Bazı kesimlerce de ‘Bazilika Sarnıcı’ olarak anılan yapı, yüzyıllar boyu Büyük Saray’ın ve çevresindeki yerleşimlerin su ihtiyacını karşılama görevini üstlenmiştir. Sonrasında ise sarnıç, 1453 yılında gerçekleşen İstanbul Fethi’yle hem Topkapı Sarayı’nın hem de halkın su ihtiyaçları için kullanıldı.
16. yüzyılda her anlamda Batı’yla etkileşimin artışı sonucu yüzyılın ikinci yarısına doğru sarnıç Batılılar tarafından fark edilip adeta yeniden keşfedildi.
O dönemlerde Osmanlı Batı’dan etkilenmekte ve özellikle sanat alanında örnek almaya başlamaktaydı. Etkileşimin tam anlamıyla ilerlemesi için de Batı’dan birçok sanatçı topraklarımıza gelirdi. 1544-1555 yılları arasında İstanbul’da yaşayan Fransız doğa bilimci ve topografya uzmanı Petrus Gyllius da sarnıcı keşfeden kişiydi.
Gyllius’tan önce Yerebatan Sarnıcı’nın ölçülerine dair bir kaynak bulunmamaktaydı ve Gyllius sarnıcın ölçülerine dair ilk tespitleri yaptı.
Yapılan çalışmalar sonucu sarnıcın 336 ayak uzunluğunda,182 ayak genişliğinde, çevresinin ise 224 Roma adımında olduğu ve 336 sütundan oluştuğu belirlenir.
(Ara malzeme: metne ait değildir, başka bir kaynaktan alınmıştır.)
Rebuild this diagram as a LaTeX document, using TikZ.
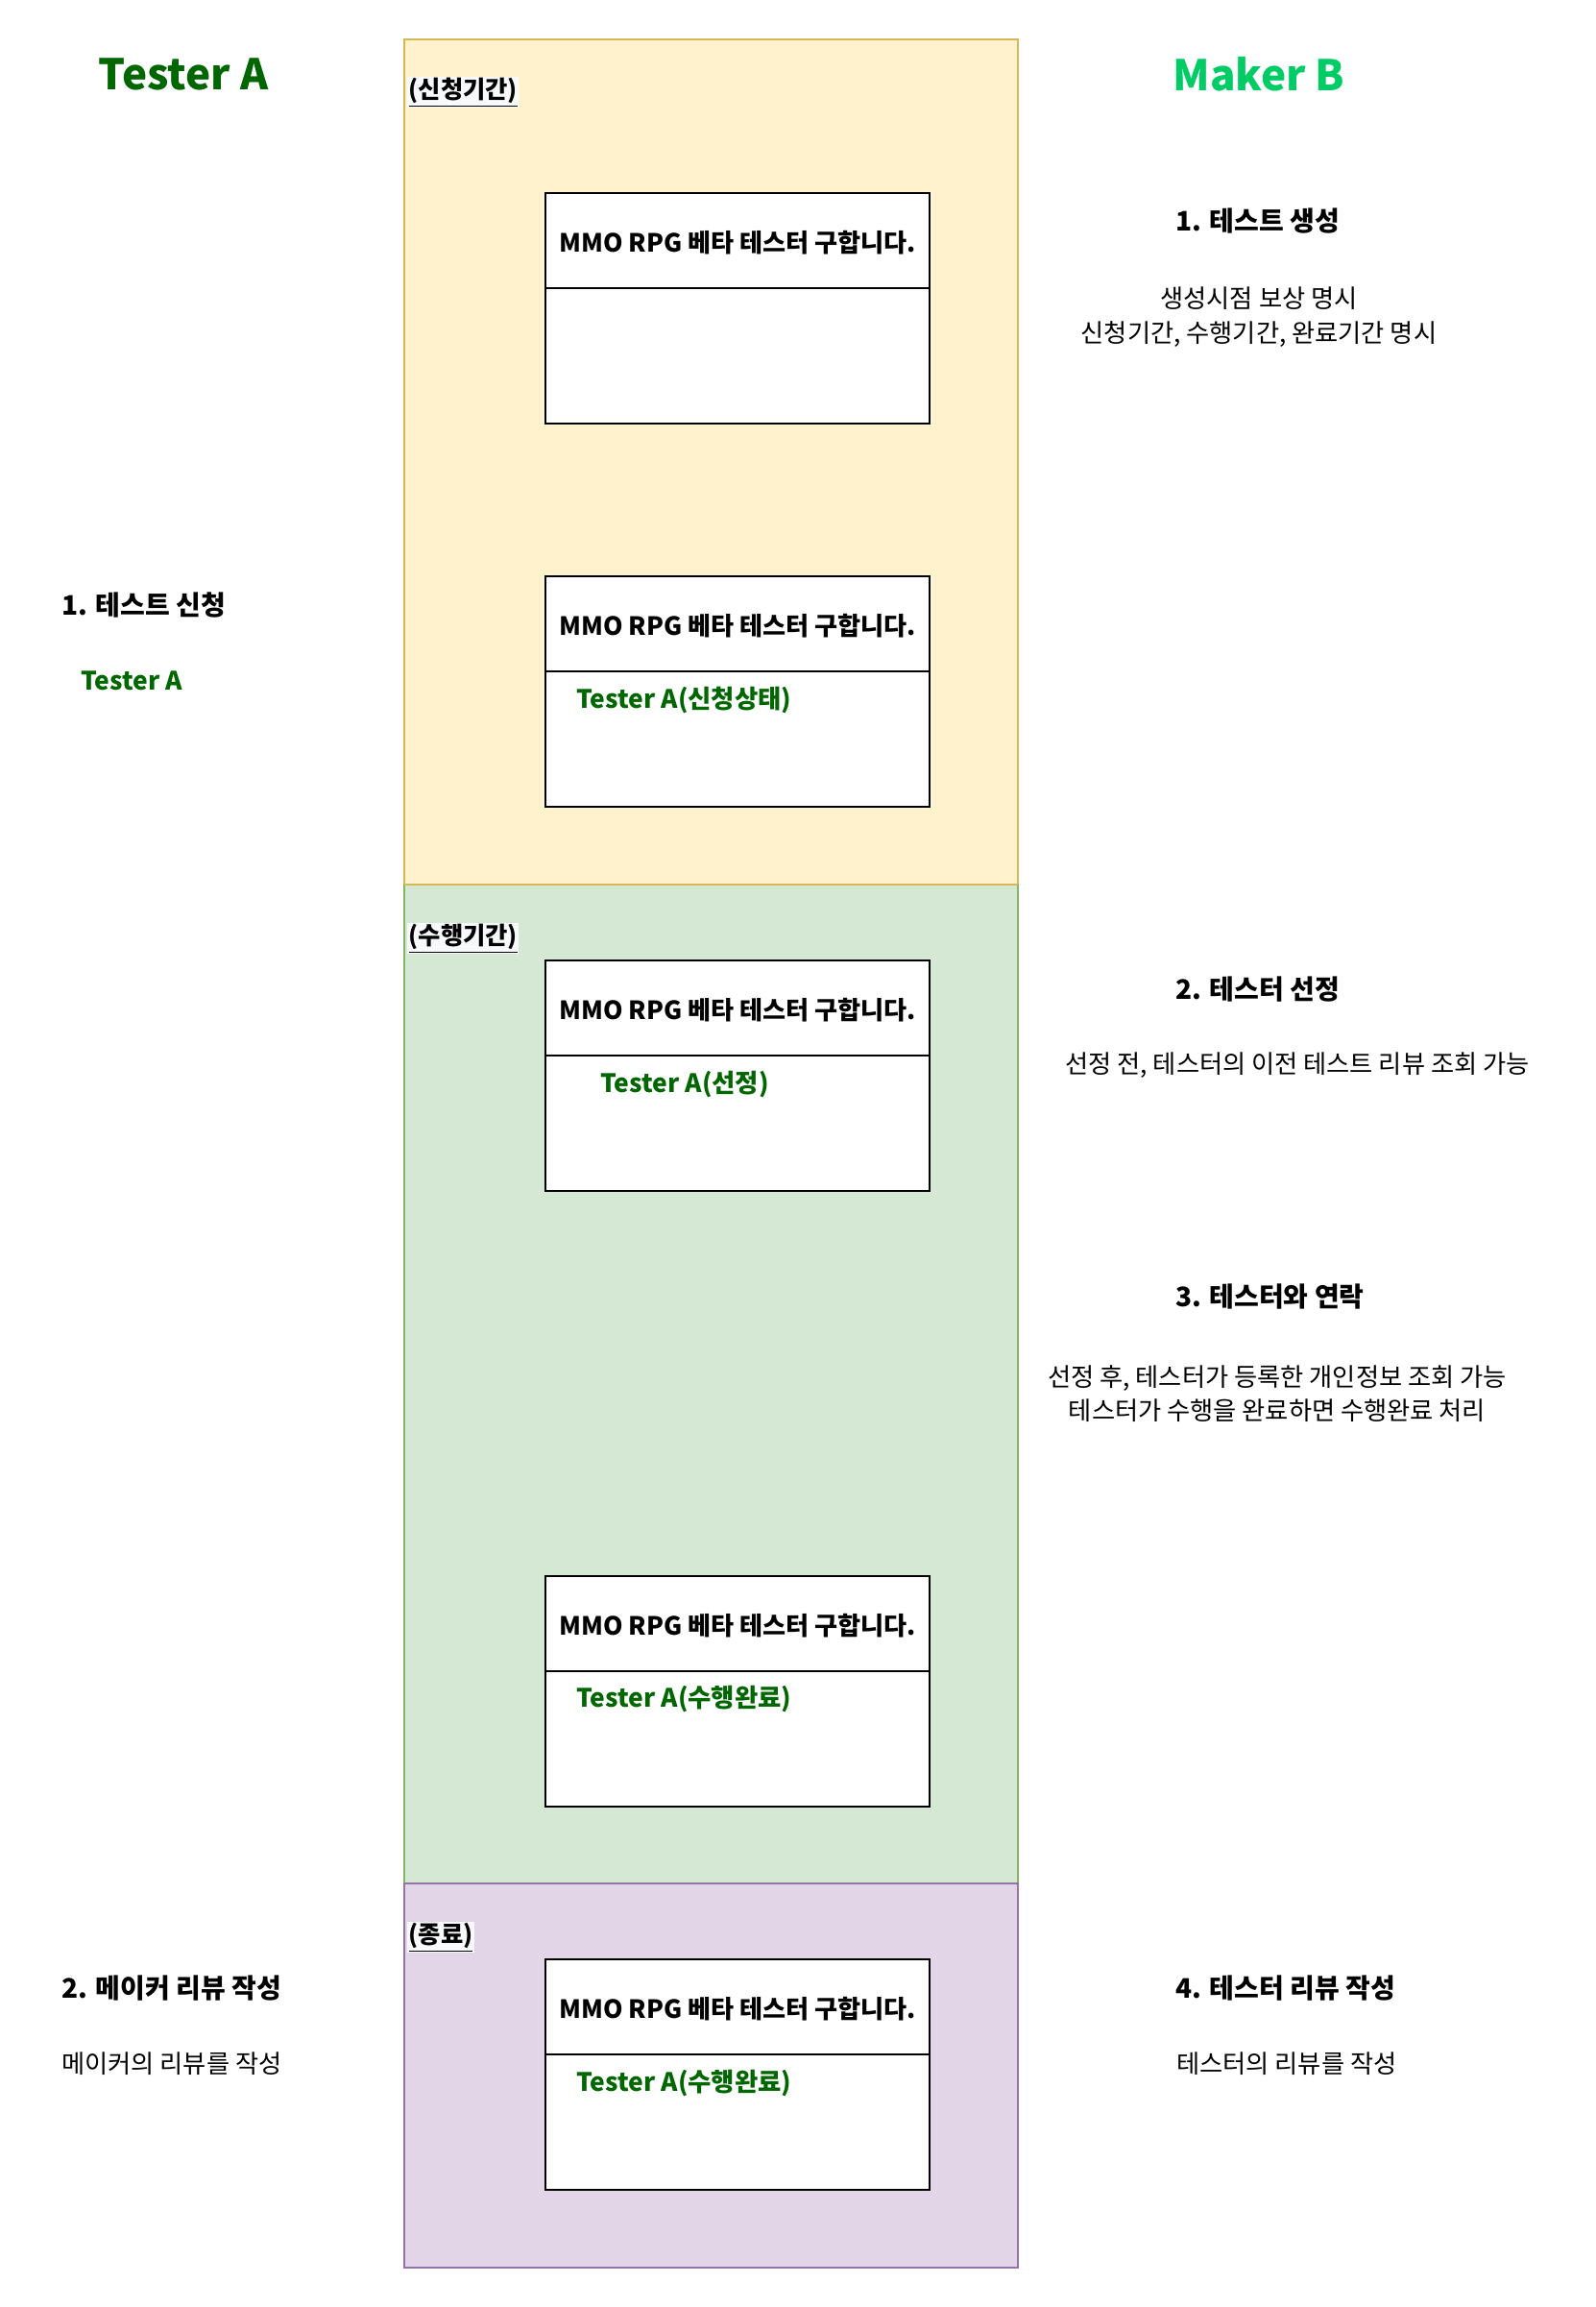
\documentclass[tikz,border=0pt]{standalone}
\usepackage{fontspec}
\setmainfont{Noto Sans CJK KR}
\usetikzlibrary{calc}
\definecolor{yfill}{HTML}{FFF2CC}
\definecolor{ystroke}{HTML}{D6B656}
\definecolor{gfill}{HTML}{D5E8D4}
\definecolor{gstroke}{HTML}{82B366}
\definecolor{pfill}{HTML}{E1D5E7}
\definecolor{pstroke}{HTML}{9673A6}
\definecolor{dgreen}{HTML}{006600}
\definecolor{lgreen}{HTML}{00CC66}
\definecolor{lblbg}{HTML}{F8F9FA}
\tikzset{
  title/.style={font=\fontsize{33}{40}\selectfont\bfseries, inner sep=0pt, yshift=-1.5pt},
  heading/.style={font=\fontsize{21}{26}\selectfont\bfseries, inner sep=0pt, anchor=west, yshift=-1.5pt},
  body/.style={font=\fontsize{19.7}{26.5}\selectfont, inner sep=0pt, align=center, yshift=-2.25pt},
  card/.style={draw=black, line width=1.5pt, fill=white, minimum width=300pt, minimum height=180pt, inner sep=0pt},
  cardtitle/.style={font=\fontsize{19.6}{24}\selectfont\bfseries, inner sep=0pt, yshift=-2pt},
  cardtext/.style={font=\fontsize{19.8}{24}\selectfont\bfseries, text=dgreen, inner sep=0pt, anchor=west, yshift=-2pt},
  phase/.style={font=\fontsize{19}{22}\selectfont\bfseries, fill=lblbg, inner sep=1pt, anchor=west, yshift=-3pt},
  region/.style={line width=1.1pt}
}
\newcommand{\cardbox}[3]{%
  \node[card] (#1) at (768,#2) {};
  \draw[line width=1.5pt] ($(#1.north west)+(0,100)$) -- ($(#1.north east)+(0,100)$);
  \node[cardtitle] (#1t) at ($(#1.north)+(0,50)$) {#3};
}
\begin{document}
\begin{tikzpicture}[x=0.75pt,y=-0.75pt]
\useasboundingbox (0,0) rectangle (1662,2402);
% regions
\draw[region, fill=yfill, draw=ystroke] (421,41) rectangle (1060,921);
\draw[region, fill=gfill, draw=gstroke] (421,921) rectangle (1060,1961);
\draw[region, fill=pfill, draw=pstroke] (421,1961) rectangle (1060,2361);
\draw[region, draw=ystroke] (421,921) -- (1060,921);
\draw[region, draw=pstroke] (421,1961) -- (1060,1961);
% phase labels
\node[phase] (p1) at (424,92) {\underline{(신청기간)}};
\node[phase] (p2) at (424,973) {\underline{(수행기간)}};
\node[phase] (p3) at (424,2013) {\underline{(종료)}};
% titles
\node[title, text=dgreen] (ta) at (191,75) {Tester A};
\node[title, text=lgreen] (mb) at (1311,75) {Maker B};
% cards
\cardbox{c1}{321}{MMO RPG 베타 테스터 구합니다.}
\cardbox{c2}{720}{MMO RPG 베타 테스터 구합니다.}
\cardbox{c3}{1120}{MMO RPG 베타 테스터 구합니다.}
\cardbox{c4}{1761}{MMO RPG 베타 테스터 구합니다.}
\cardbox{c5}{2160}{MMO RPG 베타 테스터 구합니다.}
\node[cardtext] (c2s) at (600,726) {Tester A(신청상태)};
\node[cardtext] (c3s) at (625,1126) {Tester A(선정)};
\node[cardtext] (c4s) at (600,1766) {Tester A(수행완료)};
\node[cardtext] (c5s) at (600,2166) {Tester A(수행완료)};
% left column
\node[heading] (l1) at (64,628) {1. 테스트 신청};
\node[cardtext] (l1b) at (84,706) {Tester A};
\node[heading] (l2) at (64,2068) {2. 메이커 리뷰 작성};
\node[body, anchor=west] (l2b) at (64,2146) {메이커의 리뷰를 작성};
% right column
\node[heading] (r1) at (1224,228) {1. 테스트 생성};
\node[body] (r1b) at (1311,327) {생성시점 보상 명시\\신청기간, 수행기간, 완료기간 명시};
\node[heading] (r2) at (1224,1028) {2. 테스터 선정};
\node[body] (r2b) at (1351,1106) {선정 전, 테스터의 이전 테스트 리뷰 조회 가능};
\node[heading] (r3) at (1224,1348) {3. 테스터와 연락};
\node[body] (r3b) at (1330,1448) {선정 후, 테스터가 등록한 개인정보 조회 가능\\테스터가 수행을 완료하면 수행완료 처리};
\node[heading] (r4) at (1224,2068) {4. 테스터 리뷰 작성};
\node[body, anchor=west] (r4b) at (1225,2146) {테스터의 리뷰를 작성};
\end{tikzpicture}
\end{document}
Gyllius’a göre sarnıç eski adıyla Konstantinopolis’in en büyük su mahzenidir.
16. yüzyılda eski popülaritesini ve görevini bir nebze yitirmiş olan sarnıçtan halkın da haberdar olduğunu Gyllius şu sözleriyle kayda geçer:
“Kovalarla su çekerler; hatta sarnıç içerisinde kürek çekip kandillerle ışıklandırır ve balık avlarlar. Kuyulardan sarnıç içerisine hava ve ışık sızmakta, balıklar ışığın altında yüzmektedirler
Tüm bunların yanı sıra Yerebatan Sarnıcı’nın tartışmasız en ilgi çeken unsurlarından biri ise Medusa başı kabartmalı blokları..
İstanbul Büyükşehir Belediyesi’nin 1895-1987 yılları arasında gerçekleştirdiği büyük onarım ve temizleme çalışmalarında bulunan Medusa başları sarnıcın kuzeybatı köşesindeki iki sütunun altında yer almaktadır. Roma Çağı heykelciliğinin eşsiz örneklerinden olan Medusa başlarının IV. yüzyıla ait olduğu bilinmekle birlikte hangi yapıdan alınarak sarnıca getirildiği bir muğlaktır.
İlk olarak 1987’de müze olarak kapılarını açan sarnıç, şehrin tarihi birçok olayına tanıklık eden önemli su kaynağı olmakla birlikte maneviyatı yüksek yapılarımızdan.
Zaman içerisinde çeşitli ulusal ve uluslararası etkinliklere ev sahipliği yapmış olan Yerebatan Sarnıcı, Kültür AŞ’nin sorumluluğunda geçici sergilere, çağdaş sanat gösterilerine, kültür sanat etkinliklerine ve dinletilere de yer veriyor.
“Geleceğin sanatına dair bir evren oluşturmayı” amaçlayan müzeyi anlam ve önemini öğrenmişken bir de bu gözle gezin deriz.
Özellikle de etkinlik takvimini takip etmeyi unutmayın!